Throwing out a pair of lawsuits that were rolled out to great fanfare late last year, a federal judge found state and federal regulators offered little to support wide-ranging antitrust allegations brought against Facebook.
The Federal Trade Commission and a coalition of 48 attorneys general will have 30 days to refile their complaints.
In a 53-page ruling against the commission’s case, U.S. District Judge James Boasberg offers a sweeping history of social media and antitrust law.
“At the time of the last great antitrust battle in our courthouse — between the United States and Microsoft — Mark Zuckerberg was still in high school,” the first lines of the ruling begin. “Only after his arrival at Harvard did he launch ‘The Facebook’ from his dorm room. Nearly twenty years later, both federal and state regulators contend, in two separate actions before this Court, that Facebook is now the one violating the antitrust laws.”
An even lengthier ruling dismissing the suit brought by the state attorneys general adopts a similarly sweeping scope.
“As the pillars of our national economy have shifted from the concrete to the virtual, so too have the targets of government antitrust actions,” that ruling begins. “Where railroads and oil companies were alleged to be early violators, over the past decades, providers of telecommunications (AT&T) and computer operating systems (Microsoft) have been the defendants. In the internet age, not surprisingly, Facebook finds itself in the spotlight, as both federal and state regulators contend, in two separate actions before this Court, that it is now the one violating the antitrust laws.”
A spokesman for New York State Attorney General Letitia James did not immediately respond to an email requesting comment. Neither did a lawyer for Facebook.
In her lawsuit from December, James traced Facebook’s allegedly anticompetitive conduct back nearly a decade, as far back as its acquisition of Instagram in 2012.
Describing Facebook’s acquisition of WhatsApp and Instagram as part of a “buy or bury” mode of doing business, James and her fellow top prosecutors asked for a court order blocking the social media giant from any other buyouts worth more than $10 million.
For Boasberg, the allegations in the states’ suit extended too far back to be timely.
“The Court is aware of no case, and [the state AGs] provide none, where such a long delay in seeking such a consequential remedy has been countenanced in a case brought by a plaintiff other than the federal government, against which laches does not apply and to which the federal antitrust laws grant unique authority as sovereign law enforcer,” Boasberg wrote.

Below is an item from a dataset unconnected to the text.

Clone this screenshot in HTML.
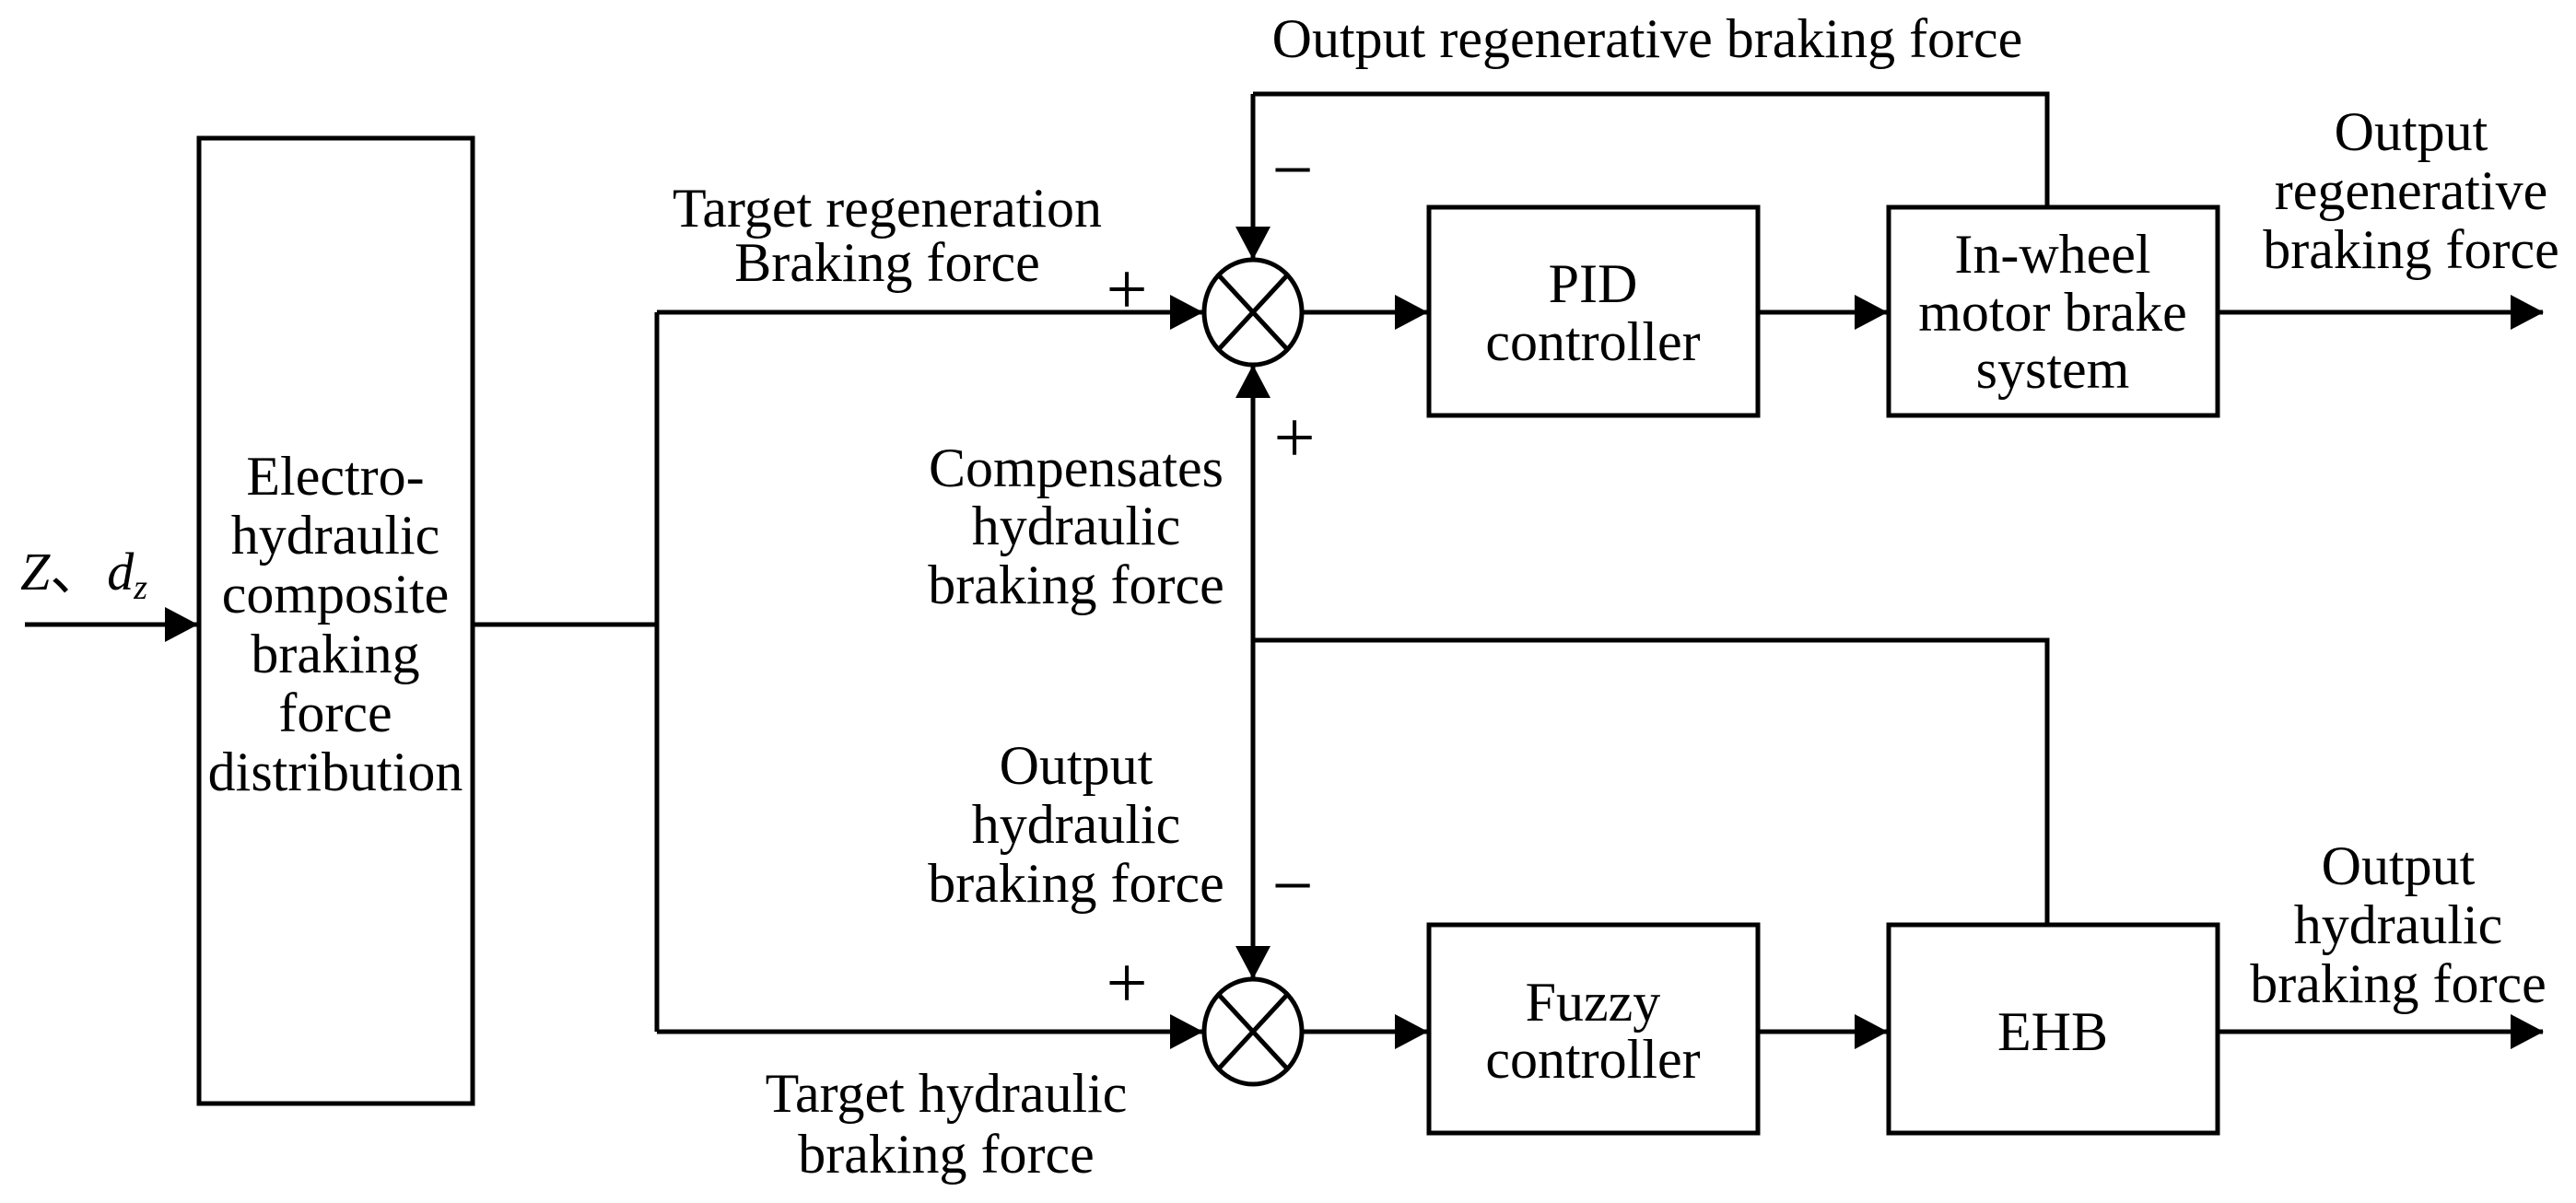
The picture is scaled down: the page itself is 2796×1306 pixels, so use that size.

Federal regulators went farther, seeking to break up Facebook and divest its assets on the grounds that it enjoys monopoly power for personal social networking services — with more than 60 percent of the market.
Boasberg said he did not know how the federal government arrived at that number.
“Such an unsupported assertion might (barely) suffice in a Section 2 case involving a more traditional goods market, in which the Court could reasonably infer that market share was measured by revenue, units sold, or some other typical metric,” the ruling states. “But this case involves no ordinary or intuitive market. Rather, PSN services are free to use, and the exact metes and bounds of what even constitutes a PSN service — i.e., which features of a company’s mobile app or website are included in that definition and which are excluded — are hardly crystal clear.”
“In this unusual context, the FTC’s inability to offer any indication of the metric(s) or method(s) it used to calculate Facebook’s market share renders its vague ‘60%-plus’ assertion too speculative and conclusory to go forward,” the judge continued.
The Federal Trade Commission did not immediately respond to an email requesting comment. It is unclear whether state or federal regulators will accept the court’s invitation to revise and refile their complaints.